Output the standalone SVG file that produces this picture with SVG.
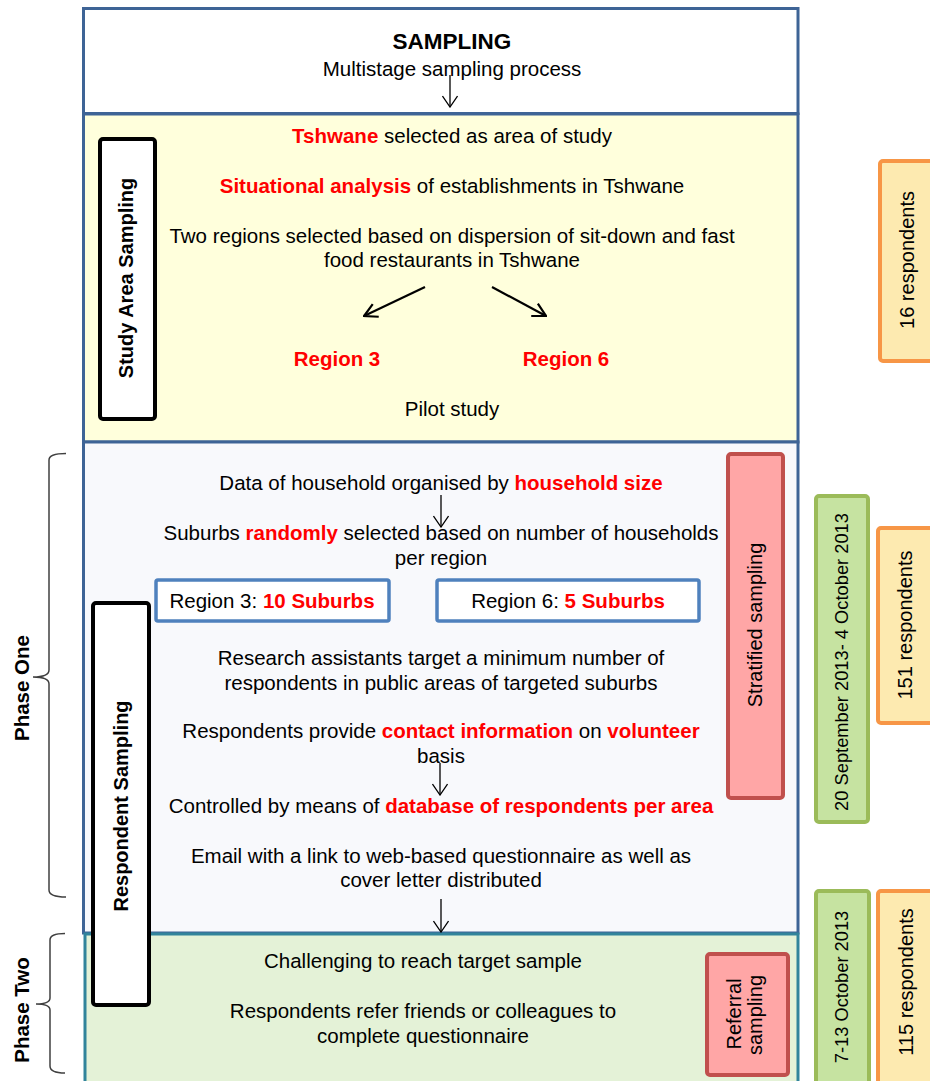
<svg xmlns="http://www.w3.org/2000/svg" width="930" height="1081" viewBox="0 0 930 1081">
<style>
text{font-family:"Liberation Sans",Arial,sans-serif;font-size:20.5px;fill:#000}
.c{text-anchor:middle}
.b{font-weight:bold}
.h{font-size:22.5px}
.v{font-size:20px}
.r{fill:#ff0000;font-weight:bold}
.d{font-size:18.3px}
.sec{stroke:#3e6496;stroke-width:3}
.lbl{fill:#fff;stroke:#000;stroke-width:4}
.strat{fill:#ffa6a6;stroke:#c0504d;stroke-width:4}
.date{fill:#c6e3a1;stroke:#9bbb59;stroke-width:4}
.resp{fill:#fdeab0;stroke:#f79646;stroke-width:4}
.reg{fill:#fff;stroke:#4f81bd;stroke-width:3.5}
.arr{stroke:#000;stroke-width:1.3;fill:none}
.arr2{stroke:#000;stroke-width:2.2;fill:none}
.brace{stroke:#404040;stroke-width:1.5;fill:none}
</style>
<defs>
<marker id="ah" viewBox="-13 -8 14 16" markerWidth="14" markerHeight="16" refX="0" refY="0" orient="auto" markerUnits="userSpaceOnUse">
<path d="M-11,-7.5 L0,0 L-11,7.5" fill="none" stroke="#000" stroke-width="1.3"/>
</marker>
<marker id="ah2" viewBox="-15 -9 16 18" markerWidth="16" markerHeight="18" refX="0" refY="0" orient="auto" markerUnits="userSpaceOnUse">
<path d="M-13,-7 L0,0 L-13,7" fill="none" stroke="#000" stroke-width="2.2"/>
</marker>
</defs>

<g id="sampling">
<rect x="83.5" y="8.5" width="714.5" height="105" fill="#fff" class="sec"/>
<text x="452" y="49" class="c b h">SAMPLING</text>
<text x="452" y="76" class="c">Multistage sampling process</text>
</g>

<g id="study-area">
<rect x="83.5" y="114" width="714.5" height="328" fill="#ffffdc" class="sec"/>
<text x="452" y="143" class="c"><tspan class="r">Tshwane</tspan> selected as area of study</text>
<text x="452" y="193" class="c"><tspan class="r">Situational analysis</tspan> of establishments in Tshwane</text>
<text x="452" y="243" class="c">Two regions selected based on dispersion of sit-down and fast</text>
<text x="452" y="267" class="c">food restaurants in Tshwane</text>
<text x="337" y="366" class="c r">Region 3</text>
<text x="566" y="366" class="c r">Region 6</text>
<text x="452" y="416" class="c">Pilot study</text>
</g>

<g id="phase-one">
<rect x="83.5" y="442" width="714.5" height="491" fill="#f8f9fc" class="sec"/>
<text x="441" y="490" class="c">Data of household organised by <tspan class="r">household size</tspan></text>
<text x="441" y="540" class="c">Suburbs <tspan class="r">randomly</tspan> selected based on number of households</text>
<text x="441" y="565" class="c">per region</text>
<text x="441" y="665" class="c">Research assistants target a minimum number of</text>
<text x="441" y="690" class="c">respondents in public areas of targeted suburbs</text>
<text x="441" y="738" class="c">Respondents provide <tspan class="r">contact information</tspan> on <tspan class="r">volunteer</tspan></text>
<text x="441" y="763" class="c">basis</text>
<text x="441" y="813" class="c">Controlled by means of <tspan class="r">database of respondents per area</tspan></text>
<text x="441" y="863" class="c">Email with a link to web-based questionnaire as well as</text>
<text x="441" y="887" class="c">cover letter distributed</text>
</g>

<g id="region3-box">
<rect x="156" y="580" width="233" height="41" rx="2" class="reg"/>
<text x="272" y="608" class="c">Region 3: <tspan class="r">10 Suburbs</tspan></text>
</g>
<g id="region6-box">
<rect x="437" y="580" width="262" height="41" rx="2" class="reg"/>
<text x="568" y="608" class="c">Region 6: <tspan class="r">5 Suburbs</tspan></text>
</g>

<g id="phase-two">
<rect x="85" y="934" width="713" height="160" fill="#e4f2d7" stroke="#31849b" stroke-width="3"/>
<text x="423" y="968" class="c">Challenging to reach target sample</text>
<text x="423" y="1018" class="c">Respondents refer friends or colleagues to</text>
<text x="423" y="1043" class="c">complete questionnaire</text>
</g>

<g id="study-area-label">
<rect x="100" y="139" width="55" height="280" rx="3" class="lbl"/>
<text transform="translate(133,278) rotate(-90)" class="c b v">Study Area Sampling</text>
</g>

<g id="respondent-label">
<rect x="93" y="603" width="56" height="402" rx="3" class="lbl"/>
<text transform="translate(128,806) rotate(-90)" class="c b v">Respondent Sampling</text>
</g>

<g id="stratified">
<rect x="728" y="454" width="55" height="344" rx="3" class="strat"/>
<text transform="translate(762,625) rotate(-90)" class="c v">Stratified sampling</text>
</g>

<g id="referral">
<rect x="707" y="954" width="81" height="121" rx="3" class="strat"/>
<text transform="translate(741,1014) rotate(-90)" class="c v">Referral</text>
<text transform="translate(762,1015) rotate(-90)" class="c v">sampling</text>
</g>

<g id="resp16">
<rect x="880" y="161" width="60" height="200" rx="3" class="resp"/>
<text transform="translate(914,260) rotate(-90)" class="c v">16 respondents</text>
</g>

<g id="date1">
<rect x="816" y="496" width="52" height="326" rx="3" class="date"/>
<text transform="translate(848,662) rotate(-90)" class="c d">20 September 2013- 4 October 2013</text>
</g>

<g id="resp151">
<rect x="878" y="528" width="62" height="195" rx="3" class="resp"/>
<text transform="translate(912,625) rotate(-90)" class="c v">151 respondents</text>
</g>

<g id="date2">
<rect x="816" y="891" width="53" height="210" rx="3" class="date"/>
<text transform="translate(848,987) rotate(-90)" class="c d">7-13 October 2013</text>
</g>

<g id="resp115">
<rect x="878" y="891" width="62" height="210" rx="3" class="resp"/>
<text transform="translate(913,982) rotate(-90)" class="c v">115 respondents</text>
</g>

<g id="phase-one-label">
<path class="brace" d="M66,453.5 Q49,453.5 49,460 L49,670 Q49,677 33,677 Q49,677 49,684 L49,890 Q49,897 66,897"/>
<text transform="translate(29,688) rotate(-90)" class="c b">Phase One</text>
</g>

<g id="phase-two-label">
<path class="brace" d="M65,933.5 Q50,933.5 50,940 L50,998 Q50,1004 36,1004 Q50,1004 50,1010 L50,1066 Q50,1073 65,1073"/>
<text transform="translate(29,1010) rotate(-90)" class="c b">Phase Two</text>
</g>

<g id="connectors">
<line x1="450" y1="75" x2="450" y2="107" class="arr" marker-end="url(#ah)"/>
<line x1="425" y1="287" x2="364" y2="316" class="arr2" marker-end="url(#ah2)"/>
<line x1="492" y1="287" x2="546" y2="316" class="arr2" marker-end="url(#ah2)"/>
<line x1="441" y1="495" x2="441" y2="527" class="arr" marker-end="url(#ah)"/>
<line x1="440" y1="763" x2="440" y2="795" class="arr" marker-end="url(#ah)"/>
<line x1="441" y1="899" x2="441" y2="932" class="arr" marker-end="url(#ah)"/>
</g>
</svg>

┄┄┄┄┄┄

■ **What to do**: Write out the data precisely as given, excluding the pictures.

■ **The result**:
Output the standalone SVG file that produces this picture with SVG.
<svg xmlns="http://www.w3.org/2000/svg" width="930" height="1081" viewBox="0 0 930 1081">
<style>
text{font-family:"Liberation Sans",Arial,sans-serif;font-size:20.5px;fill:#000}
.c{text-anchor:middle}
.b{font-weight:bold}
.h{font-size:22.5px}
.v{font-size:20px}
.r{fill:#ff0000;font-weight:bold}
.d{font-size:18.3px}
.sec{stroke:#3e6496;stroke-width:3}
.lbl{fill:#fff;stroke:#000;stroke-width:4}
.strat{fill:#ffa6a6;stroke:#c0504d;stroke-width:4}
.date{fill:#c6e3a1;stroke:#9bbb59;stroke-width:4}
.resp{fill:#fdeab0;stroke:#f79646;stroke-width:4}
.reg{fill:#fff;stroke:#4f81bd;stroke-width:3.5}
.arr{stroke:#000;stroke-width:1.3;fill:none}
.arr2{stroke:#000;stroke-width:2.2;fill:none}
.brace{stroke:#404040;stroke-width:1.5;fill:none}
</style>
<defs>
<marker id="ah" viewBox="-13 -8 14 16" markerWidth="14" markerHeight="16" refX="0" refY="0" orient="auto" markerUnits="userSpaceOnUse">
<path d="M-11,-7.5 L0,0 L-11,7.5" fill="none" stroke="#000" stroke-width="1.3"/>
</marker>
<marker id="ah2" viewBox="-15 -9 16 18" markerWidth="16" markerHeight="18" refX="0" refY="0" orient="auto" markerUnits="userSpaceOnUse">
<path d="M-13,-7 L0,0 L-13,7" fill="none" stroke="#000" stroke-width="2.2"/>
</marker>
</defs>

<g id="sampling">
<rect x="83.5" y="8.5" width="714.5" height="105" fill="#fff" class="sec"/>
<text x="452" y="49" class="c b h">SAMPLING</text>
<text x="452" y="76" class="c">Multistage sampling process</text>
</g>

<g id="study-area">
<rect x="83.5" y="114" width="714.5" height="328" fill="#ffffdc" class="sec"/>
<text x="452" y="143" class="c"><tspan class="r">Tshwane</tspan> selected as area of study</text>
<text x="452" y="193" class="c"><tspan class="r">Situational analysis</tspan> of establishments in Tshwane</text>
<text x="452" y="243" class="c">Two regions selected based on dispersion of sit-down and fast</text>
<text x="452" y="267" class="c">food restaurants in Tshwane</text>
<text x="337" y="366" class="c r">Region 3</text>
<text x="566" y="366" class="c r">Region 6</text>
<text x="452" y="416" class="c">Pilot study</text>
</g>

<g id="phase-one">
<rect x="83.5" y="442" width="714.5" height="491" fill="#f8f9fc" class="sec"/>
<text x="441" y="490" class="c">Data of household organised by <tspan class="r">household size</tspan></text>
<text x="441" y="540" class="c">Suburbs <tspan class="r">randomly</tspan> selected based on number of households</text>
<text x="441" y="565" class="c">per region</text>
<text x="441" y="665" class="c">Research assistants target a minimum number of</text>
<text x="441" y="690" class="c">respondents in public areas of targeted suburbs</text>
<text x="441" y="738" class="c">Respondents provide <tspan class="r">contact information</tspan> on <tspan class="r">volunteer</tspan></text>
<text x="441" y="763" class="c">basis</text>
<text x="441" y="813" class="c">Controlled by means of <tspan class="r">database of respondents per area</tspan></text>
<text x="441" y="863" class="c">Email with a link to web-based questionnaire as well as</text>
<text x="441" y="887" class="c">cover letter distributed</text>
</g>

<g id="region3-box">
<rect x="156" y="580" width="233" height="41" rx="2" class="reg"/>
<text x="272" y="608" class="c">Region 3: <tspan class="r">10 Suburbs</tspan></text>
</g>
<g id="region6-box">
<rect x="437" y="580" width="262" height="41" rx="2" class="reg"/>
<text x="568" y="608" class="c">Region 6: <tspan class="r">5 Suburbs</tspan></text>
</g>

<g id="phase-two">
<rect x="85" y="934" width="713" height="160" fill="#e4f2d7" stroke="#31849b" stroke-width="3"/>
<text x="423" y="968" class="c">Challenging to reach target sample</text>
<text x="423" y="1018" class="c">Respondents refer friends or colleagues to</text>
<text x="423" y="1043" class="c">complete questionnaire</text>
</g>

<g id="study-area-label">
<rect x="100" y="139" width="55" height="280" rx="3" class="lbl"/>
<text transform="translate(133,278) rotate(-90)" class="c b v">Study Area Sampling</text>
</g>

<g id="respondent-label">
<rect x="93" y="603" width="56" height="402" rx="3" class="lbl"/>
<text transform="translate(128,806) rotate(-90)" class="c b v">Respondent Sampling</text>
</g>

<g id="stratified">
<rect x="728" y="454" width="55" height="344" rx="3" class="strat"/>
<text transform="translate(762,625) rotate(-90)" class="c v">Stratified sampling</text>
</g>

<g id="referral">
<rect x="707" y="954" width="81" height="121" rx="3" class="strat"/>
<text transform="translate(741,1014) rotate(-90)" class="c v">Referral</text>
<text transform="translate(762,1015) rotate(-90)" class="c v">sampling</text>
</g>

<g id="resp16">
<rect x="880" y="161" width="60" height="200" rx="3" class="resp"/>
<text transform="translate(914,260) rotate(-90)" class="c v">16 respondents</text>
</g>

<g id="date1">
<rect x="816" y="496" width="52" height="326" rx="3" class="date"/>
<text transform="translate(848,662) rotate(-90)" class="c d">20 September 2013- 4 October 2013</text>
</g>

<g id="resp151">
<rect x="878" y="528" width="62" height="195" rx="3" class="resp"/>
<text transform="translate(912,625) rotate(-90)" class="c v">151 respondents</text>
</g>

<g id="date2">
<rect x="816" y="891" width="53" height="210" rx="3" class="date"/>
<text transform="translate(848,987) rotate(-90)" class="c d">7-13 October 2013</text>
</g>

<g id="resp115">
<rect x="878" y="891" width="62" height="210" rx="3" class="resp"/>
<text transform="translate(913,982) rotate(-90)" class="c v">115 respondents</text>
</g>

<g id="phase-one-label">
<path class="brace" d="M66,453.5 Q49,453.5 49,460 L49,670 Q49,677 33,677 Q49,677 49,684 L49,890 Q49,897 66,897"/>
<text transform="translate(29,688) rotate(-90)" class="c b">Phase One</text>
</g>

<g id="phase-two-label">
<path class="brace" d="M65,933.5 Q50,933.5 50,940 L50,998 Q50,1004 36,1004 Q50,1004 50,1010 L50,1066 Q50,1073 65,1073"/>
<text transform="translate(29,1010) rotate(-90)" class="c b">Phase Two</text>
</g>

<g id="connectors">
<line x1="450" y1="75" x2="450" y2="107" class="arr" marker-end="url(#ah)"/>
<line x1="425" y1="287" x2="364" y2="316" class="arr2" marker-end="url(#ah2)"/>
<line x1="492" y1="287" x2="546" y2="316" class="arr2" marker-end="url(#ah2)"/>
<line x1="441" y1="495" x2="441" y2="527" class="arr" marker-end="url(#ah)"/>
<line x1="440" y1="763" x2="440" y2="795" class="arr" marker-end="url(#ah)"/>
<line x1="441" y1="899" x2="441" y2="932" class="arr" marker-end="url(#ah)"/>
</g>
</svg>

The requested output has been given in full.